EXERCISE:
Output the full listing below exactly, without the pictures.

SUPPLIED DATA:
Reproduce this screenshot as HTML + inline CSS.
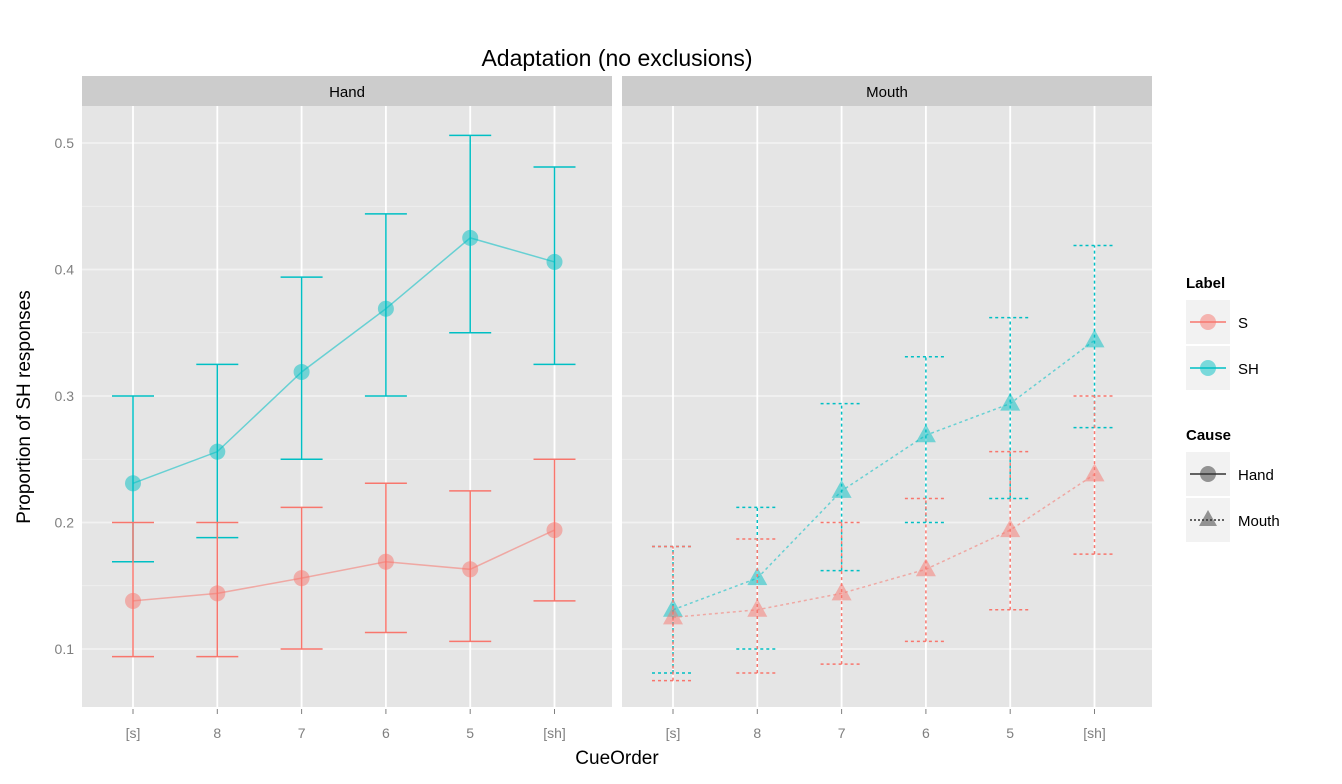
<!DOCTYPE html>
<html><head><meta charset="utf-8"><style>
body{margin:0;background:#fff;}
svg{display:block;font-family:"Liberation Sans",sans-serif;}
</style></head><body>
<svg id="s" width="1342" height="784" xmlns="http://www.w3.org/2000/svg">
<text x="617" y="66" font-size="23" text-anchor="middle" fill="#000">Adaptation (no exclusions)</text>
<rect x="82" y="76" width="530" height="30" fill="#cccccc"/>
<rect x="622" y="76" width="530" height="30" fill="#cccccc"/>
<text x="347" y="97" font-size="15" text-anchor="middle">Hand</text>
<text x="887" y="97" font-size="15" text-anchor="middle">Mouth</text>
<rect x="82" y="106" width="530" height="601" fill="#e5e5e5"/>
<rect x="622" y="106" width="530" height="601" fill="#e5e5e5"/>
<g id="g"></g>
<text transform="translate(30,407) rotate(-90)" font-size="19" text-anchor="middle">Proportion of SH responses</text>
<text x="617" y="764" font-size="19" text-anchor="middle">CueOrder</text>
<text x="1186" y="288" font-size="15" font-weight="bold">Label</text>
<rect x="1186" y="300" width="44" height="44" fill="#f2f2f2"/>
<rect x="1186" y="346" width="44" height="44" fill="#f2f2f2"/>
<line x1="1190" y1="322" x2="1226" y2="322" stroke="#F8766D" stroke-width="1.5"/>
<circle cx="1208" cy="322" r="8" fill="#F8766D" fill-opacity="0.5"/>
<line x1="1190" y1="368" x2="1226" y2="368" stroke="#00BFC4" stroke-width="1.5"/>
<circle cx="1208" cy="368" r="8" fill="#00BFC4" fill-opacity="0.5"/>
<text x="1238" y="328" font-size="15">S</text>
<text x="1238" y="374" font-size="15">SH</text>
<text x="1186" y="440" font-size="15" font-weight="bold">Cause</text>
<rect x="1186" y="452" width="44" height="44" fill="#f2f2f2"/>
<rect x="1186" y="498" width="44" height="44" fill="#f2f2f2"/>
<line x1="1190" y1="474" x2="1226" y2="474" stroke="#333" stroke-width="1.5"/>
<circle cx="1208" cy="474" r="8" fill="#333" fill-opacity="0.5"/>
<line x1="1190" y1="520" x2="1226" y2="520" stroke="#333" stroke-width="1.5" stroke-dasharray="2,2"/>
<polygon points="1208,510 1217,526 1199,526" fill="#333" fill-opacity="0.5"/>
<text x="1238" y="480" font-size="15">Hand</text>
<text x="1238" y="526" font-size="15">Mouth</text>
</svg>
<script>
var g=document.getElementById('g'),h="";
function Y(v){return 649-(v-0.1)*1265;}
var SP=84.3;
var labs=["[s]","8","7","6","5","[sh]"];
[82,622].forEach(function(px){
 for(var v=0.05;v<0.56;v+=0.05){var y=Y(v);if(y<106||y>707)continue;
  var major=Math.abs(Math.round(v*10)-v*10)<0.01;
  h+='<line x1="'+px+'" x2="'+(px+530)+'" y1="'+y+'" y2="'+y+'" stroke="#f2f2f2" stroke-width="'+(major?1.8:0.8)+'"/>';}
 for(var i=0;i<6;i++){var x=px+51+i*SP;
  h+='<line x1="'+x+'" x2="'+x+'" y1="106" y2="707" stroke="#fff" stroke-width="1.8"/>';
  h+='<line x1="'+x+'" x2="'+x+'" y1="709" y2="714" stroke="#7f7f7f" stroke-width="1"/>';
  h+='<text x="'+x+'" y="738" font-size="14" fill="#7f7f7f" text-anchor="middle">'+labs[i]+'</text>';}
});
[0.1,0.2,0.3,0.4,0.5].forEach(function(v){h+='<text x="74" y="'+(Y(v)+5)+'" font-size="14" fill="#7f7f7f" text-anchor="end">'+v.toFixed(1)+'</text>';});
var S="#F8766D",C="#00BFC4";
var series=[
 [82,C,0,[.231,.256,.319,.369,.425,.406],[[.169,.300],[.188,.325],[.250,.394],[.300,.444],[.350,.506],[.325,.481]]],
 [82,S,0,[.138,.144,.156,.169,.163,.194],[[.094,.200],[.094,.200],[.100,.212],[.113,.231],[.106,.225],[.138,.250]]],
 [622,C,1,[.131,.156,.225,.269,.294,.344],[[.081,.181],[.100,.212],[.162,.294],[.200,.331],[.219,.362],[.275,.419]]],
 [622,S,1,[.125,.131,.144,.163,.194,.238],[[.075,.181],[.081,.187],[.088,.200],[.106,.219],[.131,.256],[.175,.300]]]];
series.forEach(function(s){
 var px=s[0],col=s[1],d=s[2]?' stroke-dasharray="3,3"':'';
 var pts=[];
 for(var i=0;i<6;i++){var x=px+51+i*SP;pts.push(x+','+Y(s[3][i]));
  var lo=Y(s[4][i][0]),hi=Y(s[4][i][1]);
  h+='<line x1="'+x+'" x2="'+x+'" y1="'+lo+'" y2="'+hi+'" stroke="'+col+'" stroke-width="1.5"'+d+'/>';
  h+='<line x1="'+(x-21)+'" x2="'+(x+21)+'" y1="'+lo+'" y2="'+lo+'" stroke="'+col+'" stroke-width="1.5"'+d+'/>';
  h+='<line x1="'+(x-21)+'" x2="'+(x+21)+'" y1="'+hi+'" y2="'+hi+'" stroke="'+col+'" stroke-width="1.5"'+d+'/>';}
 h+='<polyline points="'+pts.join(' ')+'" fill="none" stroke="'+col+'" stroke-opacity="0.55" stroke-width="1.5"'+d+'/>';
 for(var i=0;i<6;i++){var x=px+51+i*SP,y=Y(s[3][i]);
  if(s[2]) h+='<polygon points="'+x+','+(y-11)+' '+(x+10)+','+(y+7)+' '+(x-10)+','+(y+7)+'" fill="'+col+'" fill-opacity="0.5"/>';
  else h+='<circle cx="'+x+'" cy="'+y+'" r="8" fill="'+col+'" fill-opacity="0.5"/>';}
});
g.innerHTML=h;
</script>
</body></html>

TASK SOLUTION:
Reproduce this screenshot as HTML + inline CSS.
<!DOCTYPE html>
<html><head><meta charset="utf-8"><style>
body{margin:0;background:#fff;}
svg{display:block;font-family:"Liberation Sans",sans-serif;}
</style></head><body>
<svg id="s" width="1342" height="784" xmlns="http://www.w3.org/2000/svg">
<text x="617" y="66" font-size="23" text-anchor="middle" fill="#000">Adaptation (no exclusions)</text>
<rect x="82" y="76" width="530" height="30" fill="#cccccc"/>
<rect x="622" y="76" width="530" height="30" fill="#cccccc"/>
<text x="347" y="97" font-size="15" text-anchor="middle">Hand</text>
<text x="887" y="97" font-size="15" text-anchor="middle">Mouth</text>
<rect x="82" y="106" width="530" height="601" fill="#e5e5e5"/>
<rect x="622" y="106" width="530" height="601" fill="#e5e5e5"/>
<g id="g"></g>
<text transform="translate(30,407) rotate(-90)" font-size="19" text-anchor="middle">Proportion of SH responses</text>
<text x="617" y="764" font-size="19" text-anchor="middle">CueOrder</text>
<text x="1186" y="288" font-size="15" font-weight="bold">Label</text>
<rect x="1186" y="300" width="44" height="44" fill="#f2f2f2"/>
<rect x="1186" y="346" width="44" height="44" fill="#f2f2f2"/>
<line x1="1190" y1="322" x2="1226" y2="322" stroke="#F8766D" stroke-width="1.5"/>
<circle cx="1208" cy="322" r="8" fill="#F8766D" fill-opacity="0.5"/>
<line x1="1190" y1="368" x2="1226" y2="368" stroke="#00BFC4" stroke-width="1.5"/>
<circle cx="1208" cy="368" r="8" fill="#00BFC4" fill-opacity="0.5"/>
<text x="1238" y="328" font-size="15">S</text>
<text x="1238" y="374" font-size="15">SH</text>
<text x="1186" y="440" font-size="15" font-weight="bold">Cause</text>
<rect x="1186" y="452" width="44" height="44" fill="#f2f2f2"/>
<rect x="1186" y="498" width="44" height="44" fill="#f2f2f2"/>
<line x1="1190" y1="474" x2="1226" y2="474" stroke="#333" stroke-width="1.5"/>
<circle cx="1208" cy="474" r="8" fill="#333" fill-opacity="0.5"/>
<line x1="1190" y1="520" x2="1226" y2="520" stroke="#333" stroke-width="1.5" stroke-dasharray="2,2"/>
<polygon points="1208,510 1217,526 1199,526" fill="#333" fill-opacity="0.5"/>
<text x="1238" y="480" font-size="15">Hand</text>
<text x="1238" y="526" font-size="15">Mouth</text>
</svg>
<script>
var g=document.getElementById('g'),h="";
function Y(v){return 649-(v-0.1)*1265;}
var SP=84.3;
var labs=["[s]","8","7","6","5","[sh]"];
[82,622].forEach(function(px){
 for(var v=0.05;v<0.56;v+=0.05){var y=Y(v);if(y<106||y>707)continue;
  var major=Math.abs(Math.round(v*10)-v*10)<0.01;
  h+='<line x1="'+px+'" x2="'+(px+530)+'" y1="'+y+'" y2="'+y+'" stroke="#f2f2f2" stroke-width="'+(major?1.8:0.8)+'"/>';}
 for(var i=0;i<6;i++){var x=px+51+i*SP;
  h+='<line x1="'+x+'" x2="'+x+'" y1="106" y2="707" stroke="#fff" stroke-width="1.8"/>';
  h+='<line x1="'+x+'" x2="'+x+'" y1="709" y2="714" stroke="#7f7f7f" stroke-width="1"/>';
  h+='<text x="'+x+'" y="738" font-size="14" fill="#7f7f7f" text-anchor="middle">'+labs[i]+'</text>';}
});
[0.1,0.2,0.3,0.4,0.5].forEach(function(v){h+='<text x="74" y="'+(Y(v)+5)+'" font-size="14" fill="#7f7f7f" text-anchor="end">'+v.toFixed(1)+'</text>';});
var S="#F8766D",C="#00BFC4";
var series=[
 [82,C,0,[.231,.256,.319,.369,.425,.406],[[.169,.300],[.188,.325],[.250,.394],[.300,.444],[.350,.506],[.325,.481]]],
 [82,S,0,[.138,.144,.156,.169,.163,.194],[[.094,.200],[.094,.200],[.100,.212],[.113,.231],[.106,.225],[.138,.250]]],
 [622,C,1,[.131,.156,.225,.269,.294,.344],[[.081,.181],[.100,.212],[.162,.294],[.200,.331],[.219,.362],[.275,.419]]],
 [622,S,1,[.125,.131,.144,.163,.194,.238],[[.075,.181],[.081,.187],[.088,.200],[.106,.219],[.131,.256],[.175,.300]]]];
series.forEach(function(s){
 var px=s[0],col=s[1],d=s[2]?' stroke-dasharray="3,3"':'';
 var pts=[];
 for(var i=0;i<6;i++){var x=px+51+i*SP;pts.push(x+','+Y(s[3][i]));
  var lo=Y(s[4][i][0]),hi=Y(s[4][i][1]);
  h+='<line x1="'+x+'" x2="'+x+'" y1="'+lo+'" y2="'+hi+'" stroke="'+col+'" stroke-width="1.5"'+d+'/>';
  h+='<line x1="'+(x-21)+'" x2="'+(x+21)+'" y1="'+lo+'" y2="'+lo+'" stroke="'+col+'" stroke-width="1.5"'+d+'/>';
  h+='<line x1="'+(x-21)+'" x2="'+(x+21)+'" y1="'+hi+'" y2="'+hi+'" stroke="'+col+'" stroke-width="1.5"'+d+'/>';}
 h+='<polyline points="'+pts.join(' ')+'" fill="none" stroke="'+col+'" stroke-opacity="0.55" stroke-width="1.5"'+d+'/>';
 for(var i=0;i<6;i++){var x=px+51+i*SP,y=Y(s[3][i]);
  if(s[2]) h+='<polygon points="'+x+','+(y-11)+' '+(x+10)+','+(y+7)+' '+(x-10)+','+(y+7)+'" fill="'+col+'" fill-opacity="0.5"/>';
  else h+='<circle cx="'+x+'" cy="'+y+'" r="8" fill="'+col+'" fill-opacity="0.5"/>';}
});
g.innerHTML=h;
</script>
</body></html>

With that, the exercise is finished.